> **Stated problem**: Images are not part of the copy; write out the rest of the data exactly as given.

> **Recorded data**:
********************

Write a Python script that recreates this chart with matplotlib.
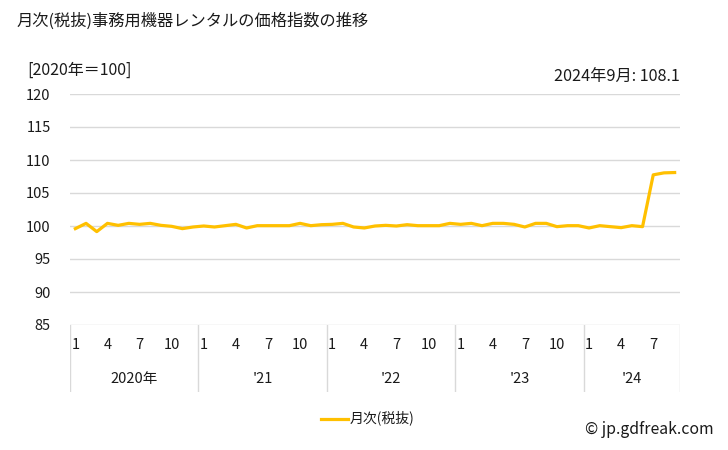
import matplotlib
matplotlib.use("Agg")
import matplotlib.pyplot as plt
import numpy as np

plt.rcParams['font.family'] = ['Noto Sans CJK JP', 'DejaVu Sans']

# monthly index, Jan 2020 - Sep 2024 (2020 = 100)
years = [2020, 2021, 2022, 2023, 2024]
year_labels = ['2020年', "'21", "'22", "'23", "'24"]
months_per_year = [12, 12, 12, 12, 9]
values = [
    99.6, 100.4, 99.15, 100.4, 100.1, 100.4, 100.25, 100.4, 100.1, 99.95, 99.6, 99.85,
    100.0, 99.85, 100.05, 100.25, 99.7, 100.05, 100.05, 100.05, 100.05, 100.4, 100.05, 100.2,
    100.25, 100.4, 99.85, 99.7, 100.0, 100.1, 100.0, 100.2, 100.05, 100.05, 100.05, 100.4,
    100.25, 100.4, 100.05, 100.4, 100.4, 100.25, 99.85, 100.4, 100.4, 99.9, 100.05, 100.05,
    99.7, 100.05, 99.9, 99.75, 100.05, 99.9, 107.75, 108.05, 108.1,
]
month_ticks = [1, 4, 7, 10]
series_name = '月次(税抜)'
title = '月次(税抜)事務用機器レンタルの価格指数の推移'
latest_note = '2024年9月: 108.1'

line_color = '#FFC000'
grid_color = '#D9D9D9'
text_color = '#1a1a1a'

W, H = 728, 450
fig = plt.figure(figsize=(W / 100, H / 100), dpi=100)

x0, x1 = 70, 680
y_top, y_bot = 94, 325
ax = fig.add_axes([x0 / W, 1 - y_bot / H, (x1 - x0) / W, (y_bot - y_top) / H])

n = len(values)
x = np.arange(n)
ax.plot(x, values, color=line_color, lw=2.3, solid_joinstyle='round', zorder=3)

ax.set_xlim(-0.5, n - 0.5)
ax.set_ylim(85, 120)
ax.set_yticks(np.arange(85, 121, 5))
ax.set_xticks([])
for yv in np.arange(85, 121, 5):
    ax.axhline(yv, color=grid_color, lw=1, zorder=1)
for s in ax.spines.values():
    s.set_visible(False)
ax.tick_params(axis='y', length=0, pad=14, labelsize=10.5, labelcolor=text_color)

# category table below the plot
tb_bot = 392
tax = fig.add_axes([x0 / W, 1 - tb_bot / H, (x1 - x0) / W, (tb_bot - y_bot) / H])
tax.set_xlim(-0.5, n - 0.5)
tax.set_ylim(0, 1)
tax.axis('off')
start = 0
bounds = [-0.5]
for yl, m in zip(year_labels, months_per_year):
    for k in range(m):
        if k + 1 in month_ticks:
            tax.text(start + k, 0.7, str(k + 1), ha='center', va='center',
                     fontsize=10.5, color=text_color)
    tax.text(start + (m - 1) / 2, 0.2, yl, ha='center', va='center',
             fontsize=10.5, color=text_color)
    start += m
    bounds.append(start - 0.5)
for b in bounds:
    tax.axvline(b, color=grid_color, lw=1)

fig.text(17 / W, 1 - 21 / H, title, fontsize=11.7, va='center', ha='left', color=text_color)
fig.text(27 / W, 1 - 70 / H, '[2020年＝100]', fontsize=11.5, va='center', ha='left', color=text_color)
fig.text(x1 / W, 1 - 76 / H, latest_note, fontsize=11.7, va='center', ha='right', color=text_color)

# legend
fig.add_artist(plt.Line2D([321 / W, 348 / W], [1 - 419 / H, 1 - 419 / H],
                          color=line_color, lw=2.3))
fig.text(350 / W, 1 - 418 / H, series_name, fontsize=10, va='center', ha='left', color=text_color)
fig.text(714 / W, 1 - 429 / H, '© jp.gdfreak.com', fontsize=11.4, va='center', ha='right', color=text_color)

fig.savefig('out.png', dpi=100)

********************

> **Solution to this exercise**:
Write a Python script that recreates this chart with matplotlib.
import matplotlib
matplotlib.use("Agg")
import matplotlib.pyplot as plt
import numpy as np

plt.rcParams['font.family'] = ['Noto Sans CJK JP', 'DejaVu Sans']

# monthly index, Jan 2020 - Sep 2024 (2020 = 100)
years = [2020, 2021, 2022, 2023, 2024]
year_labels = ['2020年', "'21", "'22", "'23", "'24"]
months_per_year = [12, 12, 12, 12, 9]
values = [
    99.6, 100.4, 99.15, 100.4, 100.1, 100.4, 100.25, 100.4, 100.1, 99.95, 99.6, 99.85,
    100.0, 99.85, 100.05, 100.25, 99.7, 100.05, 100.05, 100.05, 100.05, 100.4, 100.05, 100.2,
    100.25, 100.4, 99.85, 99.7, 100.0, 100.1, 100.0, 100.2, 100.05, 100.05, 100.05, 100.4,
    100.25, 100.4, 100.05, 100.4, 100.4, 100.25, 99.85, 100.4, 100.4, 99.9, 100.05, 100.05,
    99.7, 100.05, 99.9, 99.75, 100.05, 99.9, 107.75, 108.05, 108.1,
]
month_ticks = [1, 4, 7, 10]
series_name = '月次(税抜)'
title = '月次(税抜)事務用機器レンタルの価格指数の推移'
latest_note = '2024年9月: 108.1'

line_color = '#FFC000'
grid_color = '#D9D9D9'
text_color = '#1a1a1a'

W, H = 728, 450
fig = plt.figure(figsize=(W / 100, H / 100), dpi=100)

x0, x1 = 70, 680
y_top, y_bot = 94, 325
ax = fig.add_axes([x0 / W, 1 - y_bot / H, (x1 - x0) / W, (y_bot - y_top) / H])

n = len(values)
x = np.arange(n)
ax.plot(x, values, color=line_color, lw=2.3, solid_joinstyle='round', zorder=3)

ax.set_xlim(-0.5, n - 0.5)
ax.set_ylim(85, 120)
ax.set_yticks(np.arange(85, 121, 5))
ax.set_xticks([])
for yv in np.arange(85, 121, 5):
    ax.axhline(yv, color=grid_color, lw=1, zorder=1)
for s in ax.spines.values():
    s.set_visible(False)
ax.tick_params(axis='y', length=0, pad=14, labelsize=10.5, labelcolor=text_color)

# category table below the plot
tb_bot = 392
tax = fig.add_axes([x0 / W, 1 - tb_bot / H, (x1 - x0) / W, (tb_bot - y_bot) / H])
tax.set_xlim(-0.5, n - 0.5)
tax.set_ylim(0, 1)
tax.axis('off')
start = 0
bounds = [-0.5]
for yl, m in zip(year_labels, months_per_year):
    for k in range(m):
        if k + 1 in month_ticks:
            tax.text(start + k, 0.7, str(k + 1), ha='center', va='center',
                     fontsize=10.5, color=text_color)
    tax.text(start + (m - 1) / 2, 0.2, yl, ha='center', va='center',
             fontsize=10.5, color=text_color)
    start += m
    bounds.append(start - 0.5)
for b in bounds:
    tax.axvline(b, color=grid_color, lw=1)

fig.text(17 / W, 1 - 21 / H, title, fontsize=11.7, va='center', ha='left', color=text_color)
fig.text(27 / W, 1 - 70 / H, '[2020年＝100]', fontsize=11.5, va='center', ha='left', color=text_color)
fig.text(x1 / W, 1 - 76 / H, latest_note, fontsize=11.7, va='center', ha='right', color=text_color)

# legend
fig.add_artist(plt.Line2D([321 / W, 348 / W], [1 - 419 / H, 1 - 419 / H],
                          color=line_color, lw=2.3))
fig.text(350 / W, 1 - 418 / H, series_name, fontsize=10, va='center', ha='left', color=text_color)
fig.text(714 / W, 1 - 429 / H, '© jp.gdfreak.com', fontsize=11.4, va='center', ha='right', color=text_color)

fig.savefig('out.png', dpi=100)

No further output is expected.